_The request_:
Gather all lines with "image" from the records.

─── Task input

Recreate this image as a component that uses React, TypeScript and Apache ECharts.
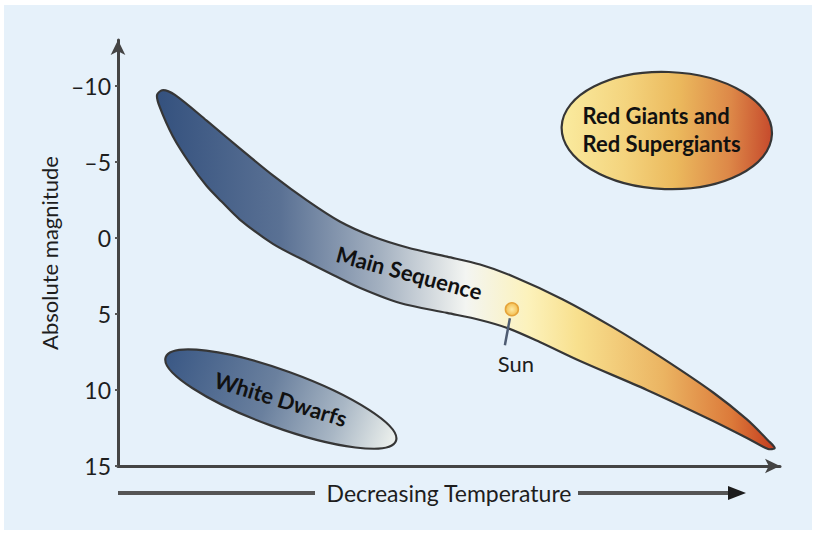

──────
─── Task input

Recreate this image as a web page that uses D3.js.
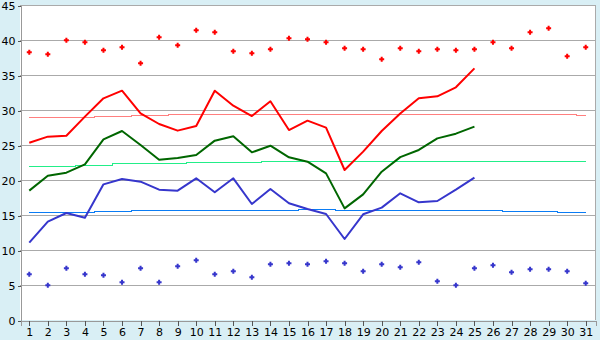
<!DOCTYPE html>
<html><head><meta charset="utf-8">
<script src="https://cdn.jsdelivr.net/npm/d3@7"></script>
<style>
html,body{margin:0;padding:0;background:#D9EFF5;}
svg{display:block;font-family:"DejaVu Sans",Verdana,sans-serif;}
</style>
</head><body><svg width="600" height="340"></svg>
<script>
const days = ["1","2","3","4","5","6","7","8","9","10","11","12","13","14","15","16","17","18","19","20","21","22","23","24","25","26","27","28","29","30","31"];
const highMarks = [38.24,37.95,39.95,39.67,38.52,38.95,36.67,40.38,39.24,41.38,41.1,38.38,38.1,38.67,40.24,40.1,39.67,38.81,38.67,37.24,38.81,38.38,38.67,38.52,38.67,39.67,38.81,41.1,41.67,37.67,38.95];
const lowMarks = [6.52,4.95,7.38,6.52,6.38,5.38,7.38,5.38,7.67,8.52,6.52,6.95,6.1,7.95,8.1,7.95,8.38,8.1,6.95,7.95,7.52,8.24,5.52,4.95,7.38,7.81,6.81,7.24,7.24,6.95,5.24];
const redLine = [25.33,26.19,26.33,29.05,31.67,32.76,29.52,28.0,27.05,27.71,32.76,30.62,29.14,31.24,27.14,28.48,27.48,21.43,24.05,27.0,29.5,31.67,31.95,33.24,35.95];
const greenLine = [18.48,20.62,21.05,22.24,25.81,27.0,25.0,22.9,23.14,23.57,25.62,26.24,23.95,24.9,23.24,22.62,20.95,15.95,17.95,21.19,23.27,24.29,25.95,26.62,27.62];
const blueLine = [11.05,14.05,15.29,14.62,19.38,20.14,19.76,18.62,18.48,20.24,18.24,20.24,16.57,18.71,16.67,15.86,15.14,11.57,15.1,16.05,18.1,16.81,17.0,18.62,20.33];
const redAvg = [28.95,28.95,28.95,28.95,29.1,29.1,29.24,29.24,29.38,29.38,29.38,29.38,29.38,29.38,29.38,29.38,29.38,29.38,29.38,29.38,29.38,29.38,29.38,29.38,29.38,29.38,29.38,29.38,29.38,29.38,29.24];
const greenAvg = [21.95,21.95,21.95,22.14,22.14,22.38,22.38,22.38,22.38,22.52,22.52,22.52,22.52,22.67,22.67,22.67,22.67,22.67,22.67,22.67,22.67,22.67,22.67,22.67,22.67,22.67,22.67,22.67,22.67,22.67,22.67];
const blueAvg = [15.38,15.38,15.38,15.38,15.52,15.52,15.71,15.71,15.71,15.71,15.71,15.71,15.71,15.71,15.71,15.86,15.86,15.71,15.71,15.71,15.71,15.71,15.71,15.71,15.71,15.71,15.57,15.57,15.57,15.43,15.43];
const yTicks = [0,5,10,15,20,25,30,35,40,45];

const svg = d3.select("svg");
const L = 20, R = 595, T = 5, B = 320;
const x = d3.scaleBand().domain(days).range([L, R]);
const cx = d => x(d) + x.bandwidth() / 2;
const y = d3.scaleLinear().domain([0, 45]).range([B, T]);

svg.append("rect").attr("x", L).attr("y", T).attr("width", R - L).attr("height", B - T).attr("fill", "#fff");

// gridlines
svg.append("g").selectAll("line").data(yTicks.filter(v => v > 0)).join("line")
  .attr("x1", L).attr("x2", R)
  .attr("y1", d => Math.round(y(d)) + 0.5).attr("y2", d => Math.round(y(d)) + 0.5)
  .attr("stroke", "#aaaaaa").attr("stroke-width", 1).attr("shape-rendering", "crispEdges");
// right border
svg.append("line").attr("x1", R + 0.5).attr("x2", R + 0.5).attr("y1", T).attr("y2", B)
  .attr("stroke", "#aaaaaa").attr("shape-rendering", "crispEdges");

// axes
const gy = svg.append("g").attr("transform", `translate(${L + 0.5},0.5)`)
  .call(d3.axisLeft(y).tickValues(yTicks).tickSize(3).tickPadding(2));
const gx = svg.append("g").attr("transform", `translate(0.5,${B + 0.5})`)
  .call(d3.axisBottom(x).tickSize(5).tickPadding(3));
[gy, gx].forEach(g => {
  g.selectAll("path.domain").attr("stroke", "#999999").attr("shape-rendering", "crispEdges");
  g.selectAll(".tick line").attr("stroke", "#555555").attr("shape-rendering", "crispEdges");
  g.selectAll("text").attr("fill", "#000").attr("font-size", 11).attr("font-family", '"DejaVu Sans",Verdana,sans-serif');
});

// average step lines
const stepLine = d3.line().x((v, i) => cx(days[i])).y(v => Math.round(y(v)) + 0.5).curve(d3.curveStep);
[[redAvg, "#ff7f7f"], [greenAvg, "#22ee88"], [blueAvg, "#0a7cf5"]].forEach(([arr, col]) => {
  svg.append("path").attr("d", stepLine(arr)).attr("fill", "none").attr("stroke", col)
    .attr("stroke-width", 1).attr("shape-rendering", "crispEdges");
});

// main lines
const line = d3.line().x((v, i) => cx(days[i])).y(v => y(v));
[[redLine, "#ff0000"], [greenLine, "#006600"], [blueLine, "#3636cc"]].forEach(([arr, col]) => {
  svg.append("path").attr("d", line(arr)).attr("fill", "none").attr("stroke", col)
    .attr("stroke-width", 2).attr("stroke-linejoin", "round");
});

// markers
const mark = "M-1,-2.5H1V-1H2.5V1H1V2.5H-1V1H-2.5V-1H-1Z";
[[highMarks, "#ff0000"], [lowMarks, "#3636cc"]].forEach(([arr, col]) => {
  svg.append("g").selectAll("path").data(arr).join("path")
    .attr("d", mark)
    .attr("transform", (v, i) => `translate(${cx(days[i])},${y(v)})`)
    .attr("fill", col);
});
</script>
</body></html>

──────

_Reply to the exercise_:
Recreate this image as a component that uses React, TypeScript and Apache ECharts.
Recreate this image as a web page that uses D3.js.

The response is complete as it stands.